The sun haven’t came out yet when I woke up. It’s always like this these few days, always woke up even before the alarm is ringing. Looks like shiver is a better alarm for waking up early. Why was it so cold anyway? It’s -16 degree Celsius outside and I’m still at Dingboche, Nepal, on my way to Everest Base Camp. The altitude was only 4530 m but it’s already snowing. As a guy from South East Asia, that was the first time I ever experience snow. It was beautiful but deadly cold, especially when there’s only wooden boards as wall and a sleeping bag to protect you from the weather.
Contemplating about the cold and reason why I here was my routine every morning on my bed, before dragging myself up to wash my face and brush my teeth. When I enter the dining room, Pasang, my guide and also my friend, usually offer me something hot to drink. A cup of hot lemon and quick breakfast, then I was ready to start the trek again.
Being on the trek, keep walking and climbing was actually my favorite part.
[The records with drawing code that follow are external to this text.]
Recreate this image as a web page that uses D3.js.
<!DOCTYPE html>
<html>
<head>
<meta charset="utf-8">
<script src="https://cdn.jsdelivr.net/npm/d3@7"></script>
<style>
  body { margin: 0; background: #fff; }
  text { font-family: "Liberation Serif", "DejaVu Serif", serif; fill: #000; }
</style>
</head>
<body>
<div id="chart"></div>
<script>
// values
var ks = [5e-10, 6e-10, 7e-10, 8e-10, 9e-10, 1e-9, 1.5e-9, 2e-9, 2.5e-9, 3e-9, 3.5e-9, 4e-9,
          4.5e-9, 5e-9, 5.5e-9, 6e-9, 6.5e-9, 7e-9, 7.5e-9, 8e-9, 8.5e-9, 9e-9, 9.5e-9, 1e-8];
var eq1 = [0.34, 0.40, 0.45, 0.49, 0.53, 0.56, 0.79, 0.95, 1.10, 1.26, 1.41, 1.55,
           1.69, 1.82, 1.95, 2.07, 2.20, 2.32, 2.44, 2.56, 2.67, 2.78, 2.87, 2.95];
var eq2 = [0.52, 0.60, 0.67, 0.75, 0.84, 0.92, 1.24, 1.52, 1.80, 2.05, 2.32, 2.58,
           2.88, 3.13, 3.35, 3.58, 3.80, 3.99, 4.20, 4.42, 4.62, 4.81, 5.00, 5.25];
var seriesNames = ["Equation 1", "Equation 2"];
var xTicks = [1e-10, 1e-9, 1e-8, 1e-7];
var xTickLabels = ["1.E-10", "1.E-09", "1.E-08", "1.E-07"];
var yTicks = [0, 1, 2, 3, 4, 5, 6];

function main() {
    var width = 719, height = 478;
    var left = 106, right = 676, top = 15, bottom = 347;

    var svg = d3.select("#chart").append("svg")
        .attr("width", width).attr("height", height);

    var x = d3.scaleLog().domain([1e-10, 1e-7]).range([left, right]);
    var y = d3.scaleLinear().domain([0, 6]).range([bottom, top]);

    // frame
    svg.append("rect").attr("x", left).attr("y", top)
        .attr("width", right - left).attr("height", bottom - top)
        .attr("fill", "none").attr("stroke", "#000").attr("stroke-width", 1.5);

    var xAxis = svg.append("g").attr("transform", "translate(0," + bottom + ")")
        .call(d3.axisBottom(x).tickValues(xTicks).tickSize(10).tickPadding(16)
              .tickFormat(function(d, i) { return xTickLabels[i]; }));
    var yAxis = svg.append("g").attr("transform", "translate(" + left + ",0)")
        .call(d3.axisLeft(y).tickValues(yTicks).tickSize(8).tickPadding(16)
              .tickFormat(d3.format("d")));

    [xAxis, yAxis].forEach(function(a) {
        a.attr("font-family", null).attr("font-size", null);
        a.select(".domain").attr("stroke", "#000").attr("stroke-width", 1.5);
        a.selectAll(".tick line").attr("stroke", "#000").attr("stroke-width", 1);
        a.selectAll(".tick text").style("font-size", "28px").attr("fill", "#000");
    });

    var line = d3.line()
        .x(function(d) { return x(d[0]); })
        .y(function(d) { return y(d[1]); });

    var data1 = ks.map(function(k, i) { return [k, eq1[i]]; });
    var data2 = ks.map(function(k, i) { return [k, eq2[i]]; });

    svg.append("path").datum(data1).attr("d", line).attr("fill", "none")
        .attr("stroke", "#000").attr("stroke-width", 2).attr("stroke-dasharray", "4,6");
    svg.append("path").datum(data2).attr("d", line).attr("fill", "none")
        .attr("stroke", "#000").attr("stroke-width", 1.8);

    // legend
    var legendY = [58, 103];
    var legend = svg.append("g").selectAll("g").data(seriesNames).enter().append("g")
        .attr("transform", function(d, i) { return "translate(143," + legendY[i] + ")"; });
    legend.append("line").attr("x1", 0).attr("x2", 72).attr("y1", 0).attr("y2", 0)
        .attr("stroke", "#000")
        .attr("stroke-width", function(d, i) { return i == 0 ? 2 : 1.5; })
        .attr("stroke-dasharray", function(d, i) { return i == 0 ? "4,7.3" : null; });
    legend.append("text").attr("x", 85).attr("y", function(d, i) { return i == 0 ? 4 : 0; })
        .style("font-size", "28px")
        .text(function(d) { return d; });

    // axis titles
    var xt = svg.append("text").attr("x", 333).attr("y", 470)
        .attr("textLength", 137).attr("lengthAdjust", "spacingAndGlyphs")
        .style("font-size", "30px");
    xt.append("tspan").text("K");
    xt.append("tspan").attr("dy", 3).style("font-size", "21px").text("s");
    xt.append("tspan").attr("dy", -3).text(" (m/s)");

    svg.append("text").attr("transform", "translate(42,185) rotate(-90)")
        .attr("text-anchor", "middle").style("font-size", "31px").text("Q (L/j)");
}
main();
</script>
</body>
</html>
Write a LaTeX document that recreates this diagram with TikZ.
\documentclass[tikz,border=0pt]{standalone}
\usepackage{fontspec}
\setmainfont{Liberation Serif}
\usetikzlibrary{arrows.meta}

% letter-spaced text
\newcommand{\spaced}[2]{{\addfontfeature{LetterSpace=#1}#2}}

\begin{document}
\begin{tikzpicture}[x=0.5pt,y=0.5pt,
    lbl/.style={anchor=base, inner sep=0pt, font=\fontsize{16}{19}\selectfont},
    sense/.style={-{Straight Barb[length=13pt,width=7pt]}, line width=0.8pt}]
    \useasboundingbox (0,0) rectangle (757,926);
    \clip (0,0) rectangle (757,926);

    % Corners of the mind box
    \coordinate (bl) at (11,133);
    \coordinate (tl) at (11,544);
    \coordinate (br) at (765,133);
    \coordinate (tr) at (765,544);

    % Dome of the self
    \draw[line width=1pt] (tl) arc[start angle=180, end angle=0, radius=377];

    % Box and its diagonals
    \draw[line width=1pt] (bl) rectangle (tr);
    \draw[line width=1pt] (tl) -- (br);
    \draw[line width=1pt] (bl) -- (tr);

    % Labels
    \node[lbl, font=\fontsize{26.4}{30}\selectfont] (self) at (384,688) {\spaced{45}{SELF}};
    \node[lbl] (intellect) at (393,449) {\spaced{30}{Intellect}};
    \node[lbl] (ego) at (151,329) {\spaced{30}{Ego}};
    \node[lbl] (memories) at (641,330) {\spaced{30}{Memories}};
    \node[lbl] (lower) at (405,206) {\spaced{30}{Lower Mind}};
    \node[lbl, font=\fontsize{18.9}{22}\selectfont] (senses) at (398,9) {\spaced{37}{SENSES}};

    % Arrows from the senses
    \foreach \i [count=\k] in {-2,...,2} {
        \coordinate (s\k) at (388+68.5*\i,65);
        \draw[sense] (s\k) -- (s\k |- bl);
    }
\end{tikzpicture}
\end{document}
It was exhausting but there’s always something that push me, keep me going. One time it was a sudden realization that I was finally in Nepal, doing the trek that I always dreaming since two years ago. Another time it was an overwhelming curiosity, to know what it’s like on the Everest Base Camp, the shoulder of the highest mountain on earth, to know the feeling and to know the path leading there. Another time it was simply seeing yaks and the panorama and the sound, the sound of river stream far below and the sound of wind blowing. Once when resting, I simply lay down on the snow, kept my head up and I saw the sky, a sky so blue that makes me wonder if it’s always this blue in the sky back at home? I promised myself to look at the sky more often when I come back, and hope the concrete buildings won’t block my view.
It was a battle of willpower once again, and this time it’s a marathon.. The mountain gave a formidable fight. I was not the same when I was climbing Mt Gede a year ago, but still need to count on willpower and pride to keep moving my leg forward one at a time. And for all the time to think, to let my mind drift away when walking an easy part of the trek, how nice was that! Pasang was not much of a talker on the trek and we were getting along well that way by being quiet.
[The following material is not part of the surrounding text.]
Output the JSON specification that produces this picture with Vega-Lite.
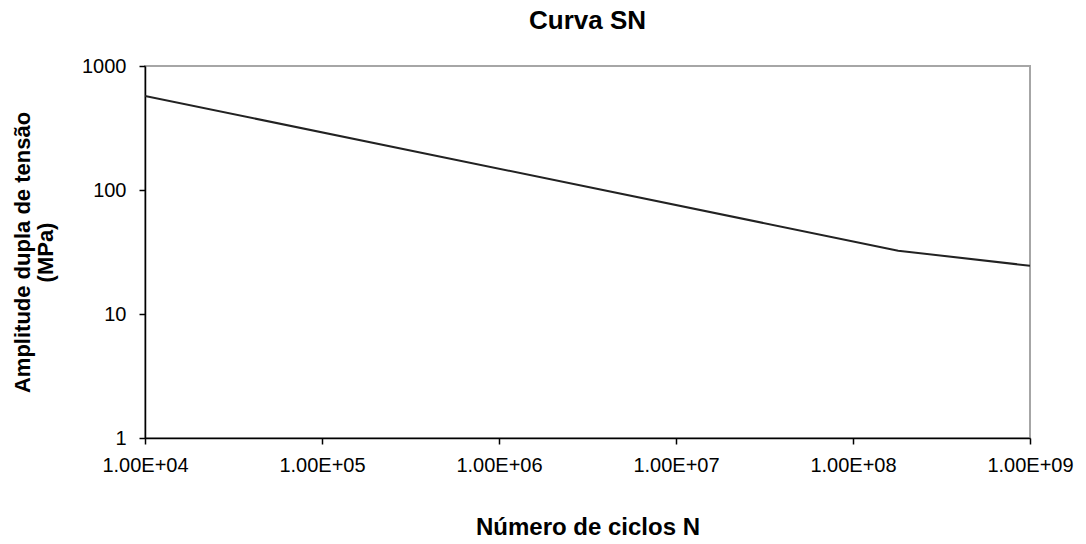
{
  "$schema": "https://vega.github.io/schema/vega-lite/v6.json",
  "width": 885,
  "height": 372,
  "autosize": "none",
  "padding": {"left": 145, "top": 66, "right": 56, "bottom": 106},
  "background": "white",
  "config": {
    "font": "Liberation Sans",
    "view": {"stroke": "#a6a6a6", "strokeWidth": 2}
  },
  "title": {
    "text": "Curva SN",
    "fontSize": 26,
    "fontWeight": "bold",
    "color": "#000",
    "offset": 22,
    "anchor": "middle"
  },
  "data": {
    "values": [
      {"N": 10000, "S": 573},
      {"N": 180000000, "S": 32.4},
      {"N": 1000000000, "S": 24.5}
    ]
  },
  "mark": {"type": "line", "color": "#222", "strokeWidth": 2, "clip": true},
  "encoding": {
    "x": {
      "field": "N",
      "type": "quantitative",
      "scale": {"type": "log", "domain": [10000, 1000000000], "nice": false},
      "axis": {
        "title": "Número de ciclos  N",
        "titleFontSize": 24,
        "titleFontWeight": "bold",
        "titleColor": "#000",
        "titleBaseline": "middle",
        "titleY": 89,
        "values": [10000, 100000, 1000000, 10000000, 100000000, 1000000000],
        "labelExpr": "'1.00E+' + (round(log(datum.value)/LN10) < 10 ? '0' : '') + round(log(datum.value)/LN10)",
        "labelFontSize": 20,
        "labelColor": "#000",
        "labelPadding": 11,
        "labelFlush": false,
        "grid": false,
        "domainColor": "#000",
        "domainWidth": 1.5,
        "tickColor": "#000",
        "tickWidth": 1.5,
        "tickSize": 6
      }
    },
    "y": {
      "field": "S",
      "type": "quantitative",
      "scale": {"type": "log", "domain": [1, 1000], "nice": false},
      "axis": {
        "title": ["Amplitude dupla de tensão", "(MPa)"],
        "titleFontSize": 22,
        "titleFontWeight": "bold",
        "titleColor": "#000",
        "titleLineHeight": 23,
        "titleBaseline": "top",
        "titleX": -133,
        "values": [1, 10, 100, 1000],
        "format": "d",
        "labelFontSize": 20,
        "labelColor": "#000",
        "labelPadding": 13,
        "labelFlush": false,
        "grid": false,
        "domainColor": "#000",
        "domainWidth": 1.5,
        "tickColor": "#000",
        "tickWidth": 1.5,
        "tickSize": 6
      }
    }
  }
}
It was a mixed feelings of joy and fatigue, of sorrow and strange desire. Being on the mountain this long, I started to think at some point it is similar to participating a triathlon. You train your body months before, preparing your gears to be finally out there feeling exhausted but you’re happy when you’re out there, and the feeling of reaching the finish line, that glorious feeling! It was on the 8th day that I finally reached the base camp. While on the trek I keep wondering what would I feel when I finally reach it, would I be energetically happy or would I cry with joy? But none of that… I just know that what I felt was a great feeling, like you aim to do something and you know you try really hard, and you finally succeed. It was kinda sad too, because it’s over but at the same time felt really glad for the same reason.
I thanked Pasang for helping me achieve my dream, then I spent a few minutes alone, listening to the sound of wind and felt the coldness in my face. Trying to absorb it all, all the efforts needed, all the things that was prepared, all the experiences here. For all the time spent preparing myself, motivate myself on trek to keep going. About how silly my dream was and how I managed to grabbed it. I thought about the exhaustion, the freezing wind, the life on trek, the people, everything. I have proved myself that I can reach it, mission accomplished.
And when we came down the rocky and snowy path, heading on a long trek to the lodge at Gorakh Shep, Pasang asked me “So, after this… what’s next?”